__DIRECTIONS FOR THIS TASK__. Begin at the line containing "Convert this diagram to TikZ code." in the entries below and end at the line containing "(back) at (172,204);"; transcribe that range exactly and nothing outside it.

__GIVEN RECORDS__.
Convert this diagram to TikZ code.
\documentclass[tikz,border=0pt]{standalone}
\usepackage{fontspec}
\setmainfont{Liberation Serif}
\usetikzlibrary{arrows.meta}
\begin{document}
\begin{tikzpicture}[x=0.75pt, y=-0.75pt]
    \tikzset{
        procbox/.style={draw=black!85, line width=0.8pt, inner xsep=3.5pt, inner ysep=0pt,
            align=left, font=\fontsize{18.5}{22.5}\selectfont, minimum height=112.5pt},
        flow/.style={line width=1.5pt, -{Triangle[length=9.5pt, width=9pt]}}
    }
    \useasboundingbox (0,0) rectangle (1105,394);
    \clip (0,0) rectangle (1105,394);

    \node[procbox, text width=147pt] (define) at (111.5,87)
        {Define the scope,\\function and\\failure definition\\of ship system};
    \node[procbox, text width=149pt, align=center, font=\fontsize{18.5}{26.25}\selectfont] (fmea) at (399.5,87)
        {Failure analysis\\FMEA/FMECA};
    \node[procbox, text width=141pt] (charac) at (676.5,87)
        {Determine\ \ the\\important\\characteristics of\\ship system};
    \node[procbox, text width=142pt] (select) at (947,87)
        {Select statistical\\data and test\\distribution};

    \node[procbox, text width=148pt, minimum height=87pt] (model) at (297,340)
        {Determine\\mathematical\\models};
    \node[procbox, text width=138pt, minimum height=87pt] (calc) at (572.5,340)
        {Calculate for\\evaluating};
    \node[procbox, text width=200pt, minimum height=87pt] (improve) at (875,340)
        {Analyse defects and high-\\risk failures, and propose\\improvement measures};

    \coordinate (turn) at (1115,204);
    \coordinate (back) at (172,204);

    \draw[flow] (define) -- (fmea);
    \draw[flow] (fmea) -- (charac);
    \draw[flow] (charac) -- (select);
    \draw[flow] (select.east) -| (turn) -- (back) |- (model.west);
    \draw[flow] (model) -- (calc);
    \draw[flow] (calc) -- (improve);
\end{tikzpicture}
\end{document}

---

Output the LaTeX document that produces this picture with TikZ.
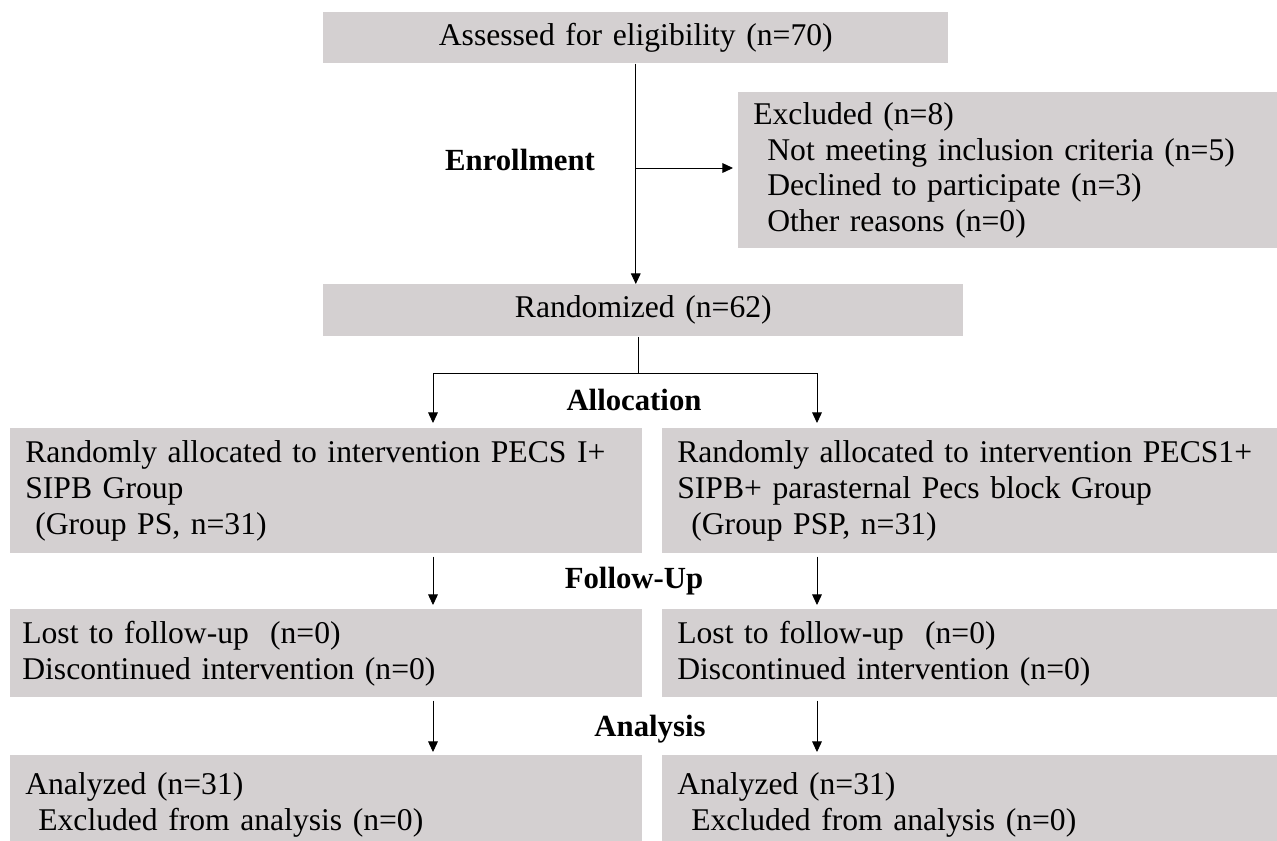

__TASK RESULT__.
Convert this diagram to TikZ code.
\documentclass[tikz,border=0pt]{standalone}
\usepackage{fontspec}
\setmainfont{Liberation Serif}
\usetikzlibrary{arrows.meta}
\begin{document}
\begin{tikzpicture}[x=0.75pt, y=-0.75pt]
    \tikzset{
        procbox/.style={draw=black!85, line width=0.8pt, inner xsep=3.5pt, inner ysep=0pt,
            align=left, font=\fontsize{18.5}{22.5}\selectfont, minimum height=112.5pt},
        flow/.style={line width=1.5pt, -{Triangle[length=9.5pt, width=9pt]}}
    }
    \useasboundingbox (0,0) rectangle (1105,394);
    \clip (0,0) rectangle (1105,394);

    \node[procbox, text width=147pt] (define) at (111.5,87)
        {Define the scope,\\function and\\failure definition\\of ship system};
    \node[procbox, text width=149pt, align=center, font=\fontsize{18.5}{26.25}\selectfont] (fmea) at (399.5,87)
        {Failure analysis\\FMEA/FMECA};
    \node[procbox, text width=141pt] (charac) at (676.5,87)
        {Determine\ \ the\\important\\characteristics of\\ship system};
    \node[procbox, text width=142pt] (select) at (947,87)
        {Select statistical\\data and test\\distribution};

    \node[procbox, text width=148pt, minimum height=87pt] (model) at (297,340)
        {Determine\\mathematical\\models};
    \node[procbox, text width=138pt, minimum height=87pt] (calc) at (572.5,340)
        {Calculate for\\evaluating};
    \node[procbox, text width=200pt, minimum height=87pt] (improve) at (875,340)
        {Analyse defects and high-\\risk failures, and propose\\improvement measures};

    \coordinate (turn) at (1115,204);
    \coordinate (back) at (172,204);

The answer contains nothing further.